§ **STORED RECORDS**:
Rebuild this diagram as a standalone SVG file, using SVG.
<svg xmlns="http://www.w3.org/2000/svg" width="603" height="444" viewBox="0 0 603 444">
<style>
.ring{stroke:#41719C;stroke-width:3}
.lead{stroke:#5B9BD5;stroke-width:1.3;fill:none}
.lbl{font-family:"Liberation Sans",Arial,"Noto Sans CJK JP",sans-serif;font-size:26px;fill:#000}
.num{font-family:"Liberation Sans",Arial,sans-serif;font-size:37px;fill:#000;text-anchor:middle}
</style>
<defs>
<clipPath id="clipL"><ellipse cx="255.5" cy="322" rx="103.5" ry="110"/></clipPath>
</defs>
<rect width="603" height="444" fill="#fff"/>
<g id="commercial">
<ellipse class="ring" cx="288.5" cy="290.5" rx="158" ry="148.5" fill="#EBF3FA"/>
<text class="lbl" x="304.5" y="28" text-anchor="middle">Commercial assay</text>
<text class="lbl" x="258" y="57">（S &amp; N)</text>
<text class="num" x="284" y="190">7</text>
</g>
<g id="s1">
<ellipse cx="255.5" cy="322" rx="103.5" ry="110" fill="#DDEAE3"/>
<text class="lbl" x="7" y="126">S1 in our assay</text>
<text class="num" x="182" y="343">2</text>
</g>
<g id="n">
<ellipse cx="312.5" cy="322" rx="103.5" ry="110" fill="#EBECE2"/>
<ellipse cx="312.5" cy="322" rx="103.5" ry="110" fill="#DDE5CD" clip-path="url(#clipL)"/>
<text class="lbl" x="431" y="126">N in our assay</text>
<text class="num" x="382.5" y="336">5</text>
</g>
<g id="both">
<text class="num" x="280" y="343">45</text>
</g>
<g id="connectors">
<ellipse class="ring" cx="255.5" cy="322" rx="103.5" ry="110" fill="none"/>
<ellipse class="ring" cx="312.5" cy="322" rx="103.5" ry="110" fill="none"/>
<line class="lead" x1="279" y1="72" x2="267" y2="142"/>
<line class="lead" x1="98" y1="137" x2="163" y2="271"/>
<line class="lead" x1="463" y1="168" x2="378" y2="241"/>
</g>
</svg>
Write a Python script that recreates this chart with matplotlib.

---

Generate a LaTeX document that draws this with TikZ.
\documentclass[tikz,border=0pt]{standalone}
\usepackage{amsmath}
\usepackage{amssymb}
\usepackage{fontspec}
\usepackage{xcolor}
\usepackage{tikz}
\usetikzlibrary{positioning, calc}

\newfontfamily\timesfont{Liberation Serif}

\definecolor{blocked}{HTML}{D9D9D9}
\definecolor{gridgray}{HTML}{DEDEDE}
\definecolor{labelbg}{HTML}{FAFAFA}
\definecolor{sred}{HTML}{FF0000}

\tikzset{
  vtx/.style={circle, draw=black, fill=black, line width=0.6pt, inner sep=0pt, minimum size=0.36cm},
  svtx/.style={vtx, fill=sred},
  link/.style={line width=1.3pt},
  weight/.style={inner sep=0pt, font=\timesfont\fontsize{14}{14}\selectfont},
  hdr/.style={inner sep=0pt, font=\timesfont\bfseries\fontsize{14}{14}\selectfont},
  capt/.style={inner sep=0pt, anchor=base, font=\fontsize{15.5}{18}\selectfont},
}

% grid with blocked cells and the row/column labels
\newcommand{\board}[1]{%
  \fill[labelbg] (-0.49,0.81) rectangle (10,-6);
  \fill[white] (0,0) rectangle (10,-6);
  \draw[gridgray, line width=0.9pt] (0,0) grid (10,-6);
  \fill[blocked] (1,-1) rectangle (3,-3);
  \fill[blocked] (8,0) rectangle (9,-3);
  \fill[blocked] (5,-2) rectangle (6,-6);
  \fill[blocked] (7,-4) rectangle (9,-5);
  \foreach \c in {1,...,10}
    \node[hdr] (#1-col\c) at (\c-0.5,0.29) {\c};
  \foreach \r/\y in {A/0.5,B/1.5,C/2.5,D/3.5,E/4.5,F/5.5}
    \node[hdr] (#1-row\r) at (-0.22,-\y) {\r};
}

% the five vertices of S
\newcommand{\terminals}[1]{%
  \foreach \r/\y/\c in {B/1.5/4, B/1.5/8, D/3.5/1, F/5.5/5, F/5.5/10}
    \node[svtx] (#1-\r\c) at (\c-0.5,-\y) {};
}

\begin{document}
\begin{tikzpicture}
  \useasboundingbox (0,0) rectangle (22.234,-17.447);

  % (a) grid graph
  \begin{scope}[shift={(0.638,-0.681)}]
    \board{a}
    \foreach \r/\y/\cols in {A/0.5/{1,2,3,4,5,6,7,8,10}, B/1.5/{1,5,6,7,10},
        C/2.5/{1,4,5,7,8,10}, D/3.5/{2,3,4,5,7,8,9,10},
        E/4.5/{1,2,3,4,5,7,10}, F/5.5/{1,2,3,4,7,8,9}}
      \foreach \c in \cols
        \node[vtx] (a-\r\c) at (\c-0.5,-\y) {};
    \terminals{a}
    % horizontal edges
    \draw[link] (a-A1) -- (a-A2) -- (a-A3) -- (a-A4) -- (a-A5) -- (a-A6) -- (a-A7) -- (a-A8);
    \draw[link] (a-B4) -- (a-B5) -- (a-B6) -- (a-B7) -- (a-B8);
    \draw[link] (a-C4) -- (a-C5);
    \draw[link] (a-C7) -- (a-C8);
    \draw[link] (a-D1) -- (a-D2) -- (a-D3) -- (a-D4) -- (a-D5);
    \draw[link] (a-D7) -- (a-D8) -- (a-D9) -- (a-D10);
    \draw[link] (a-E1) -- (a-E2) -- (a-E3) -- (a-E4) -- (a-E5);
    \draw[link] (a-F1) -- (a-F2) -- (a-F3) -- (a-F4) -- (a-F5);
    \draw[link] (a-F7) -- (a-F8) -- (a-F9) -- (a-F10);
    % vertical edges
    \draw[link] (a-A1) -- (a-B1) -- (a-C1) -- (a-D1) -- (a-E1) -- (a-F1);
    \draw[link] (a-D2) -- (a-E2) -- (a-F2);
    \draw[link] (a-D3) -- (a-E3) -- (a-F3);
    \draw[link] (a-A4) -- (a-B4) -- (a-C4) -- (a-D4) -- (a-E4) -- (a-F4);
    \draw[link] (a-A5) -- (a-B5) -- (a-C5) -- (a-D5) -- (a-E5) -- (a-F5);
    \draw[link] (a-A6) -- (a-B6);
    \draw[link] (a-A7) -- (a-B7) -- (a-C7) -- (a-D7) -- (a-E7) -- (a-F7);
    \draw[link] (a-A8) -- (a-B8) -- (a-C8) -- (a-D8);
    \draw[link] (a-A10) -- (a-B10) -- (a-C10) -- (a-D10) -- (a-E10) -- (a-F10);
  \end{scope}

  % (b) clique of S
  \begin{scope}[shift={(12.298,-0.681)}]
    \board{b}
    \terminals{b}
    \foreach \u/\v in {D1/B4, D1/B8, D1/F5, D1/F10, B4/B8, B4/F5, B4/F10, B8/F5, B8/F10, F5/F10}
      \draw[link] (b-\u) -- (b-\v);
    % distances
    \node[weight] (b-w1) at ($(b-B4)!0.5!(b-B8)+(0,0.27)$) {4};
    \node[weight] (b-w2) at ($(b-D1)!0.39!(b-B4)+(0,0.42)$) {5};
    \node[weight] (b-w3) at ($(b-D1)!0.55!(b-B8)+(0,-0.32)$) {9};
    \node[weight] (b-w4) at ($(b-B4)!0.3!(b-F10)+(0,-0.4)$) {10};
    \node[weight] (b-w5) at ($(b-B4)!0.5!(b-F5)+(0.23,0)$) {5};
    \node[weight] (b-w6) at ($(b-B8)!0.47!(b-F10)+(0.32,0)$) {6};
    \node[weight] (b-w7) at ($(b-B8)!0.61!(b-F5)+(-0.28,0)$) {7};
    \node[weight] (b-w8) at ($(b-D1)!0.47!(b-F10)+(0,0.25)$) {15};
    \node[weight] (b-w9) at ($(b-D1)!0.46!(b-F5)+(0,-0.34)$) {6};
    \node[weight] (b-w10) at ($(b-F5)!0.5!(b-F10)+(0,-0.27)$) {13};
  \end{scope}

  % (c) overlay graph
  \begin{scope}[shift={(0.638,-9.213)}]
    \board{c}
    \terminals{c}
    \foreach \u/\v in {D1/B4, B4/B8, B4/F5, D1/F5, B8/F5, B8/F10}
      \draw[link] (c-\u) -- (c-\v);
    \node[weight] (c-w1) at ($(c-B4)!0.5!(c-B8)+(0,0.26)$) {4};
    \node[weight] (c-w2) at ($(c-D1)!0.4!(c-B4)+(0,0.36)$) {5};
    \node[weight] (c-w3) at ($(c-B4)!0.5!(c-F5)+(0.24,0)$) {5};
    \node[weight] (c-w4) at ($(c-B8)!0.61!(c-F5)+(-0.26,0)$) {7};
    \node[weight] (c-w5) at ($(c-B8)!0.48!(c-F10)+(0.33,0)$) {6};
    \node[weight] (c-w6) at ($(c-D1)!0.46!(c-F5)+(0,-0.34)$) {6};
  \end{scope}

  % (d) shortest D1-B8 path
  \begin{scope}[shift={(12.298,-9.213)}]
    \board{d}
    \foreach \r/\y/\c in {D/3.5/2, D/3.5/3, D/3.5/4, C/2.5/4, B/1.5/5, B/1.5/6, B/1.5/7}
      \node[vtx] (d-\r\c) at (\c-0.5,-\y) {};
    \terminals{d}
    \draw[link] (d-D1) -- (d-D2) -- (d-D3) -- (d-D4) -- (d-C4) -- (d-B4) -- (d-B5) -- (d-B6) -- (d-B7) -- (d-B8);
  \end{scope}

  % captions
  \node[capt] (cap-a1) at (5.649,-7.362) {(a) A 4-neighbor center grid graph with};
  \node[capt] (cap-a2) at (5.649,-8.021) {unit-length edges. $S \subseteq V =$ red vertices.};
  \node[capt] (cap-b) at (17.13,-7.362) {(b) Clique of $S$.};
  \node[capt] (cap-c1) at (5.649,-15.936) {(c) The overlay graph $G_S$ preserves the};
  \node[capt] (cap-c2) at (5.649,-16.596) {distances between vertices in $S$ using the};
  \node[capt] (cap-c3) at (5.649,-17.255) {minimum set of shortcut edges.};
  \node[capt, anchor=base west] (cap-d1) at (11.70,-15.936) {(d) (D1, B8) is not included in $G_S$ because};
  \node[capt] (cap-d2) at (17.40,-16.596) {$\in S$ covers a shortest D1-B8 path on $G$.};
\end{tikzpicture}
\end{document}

§ **GIVEN REQUEST**:
Repeat exactly, and only, the lines from the one containing "Generate a LaTeX" through the one containing "(0,0) rectangle (22.234,-17.447);", both included.

§ **EXERCISE RESPONSE**:
Generate a LaTeX document that draws this with TikZ.
\documentclass[tikz,border=0pt]{standalone}
\usepackage{amsmath}
\usepackage{amssymb}
\usepackage{fontspec}
\usepackage{xcolor}
\usepackage{tikz}
\usetikzlibrary{positioning, calc}

\newfontfamily\timesfont{Liberation Serif}

\definecolor{blocked}{HTML}{D9D9D9}
\definecolor{gridgray}{HTML}{DEDEDE}
\definecolor{labelbg}{HTML}{FAFAFA}
\definecolor{sred}{HTML}{FF0000}

\tikzset{
  vtx/.style={circle, draw=black, fill=black, line width=0.6pt, inner sep=0pt, minimum size=0.36cm},
  svtx/.style={vtx, fill=sred},
  link/.style={line width=1.3pt},
  weight/.style={inner sep=0pt, font=\timesfont\fontsize{14}{14}\selectfont},
  hdr/.style={inner sep=0pt, font=\timesfont\bfseries\fontsize{14}{14}\selectfont},
  capt/.style={inner sep=0pt, anchor=base, font=\fontsize{15.5}{18}\selectfont},
}

% grid with blocked cells and the row/column labels
\newcommand{\board}[1]{%
  \fill[labelbg] (-0.49,0.81) rectangle (10,-6);
  \fill[white] (0,0) rectangle (10,-6);
  \draw[gridgray, line width=0.9pt] (0,0) grid (10,-6);
  \fill[blocked] (1,-1) rectangle (3,-3);
  \fill[blocked] (8,0) rectangle (9,-3);
  \fill[blocked] (5,-2) rectangle (6,-6);
  \fill[blocked] (7,-4) rectangle (9,-5);
  \foreach \c in {1,...,10}
    \node[hdr] (#1-col\c) at (\c-0.5,0.29) {\c};
  \foreach \r/\y in {A/0.5,B/1.5,C/2.5,D/3.5,E/4.5,F/5.5}
    \node[hdr] (#1-row\r) at (-0.22,-\y) {\r};
}

% the five vertices of S
\newcommand{\terminals}[1]{%
  \foreach \r/\y/\c in {B/1.5/4, B/1.5/8, D/3.5/1, F/5.5/5, F/5.5/10}
    \node[svtx] (#1-\r\c) at (\c-0.5,-\y) {};
}

\begin{document}
\begin{tikzpicture}
  \useasboundingbox (0,0) rectangle (22.234,-17.447);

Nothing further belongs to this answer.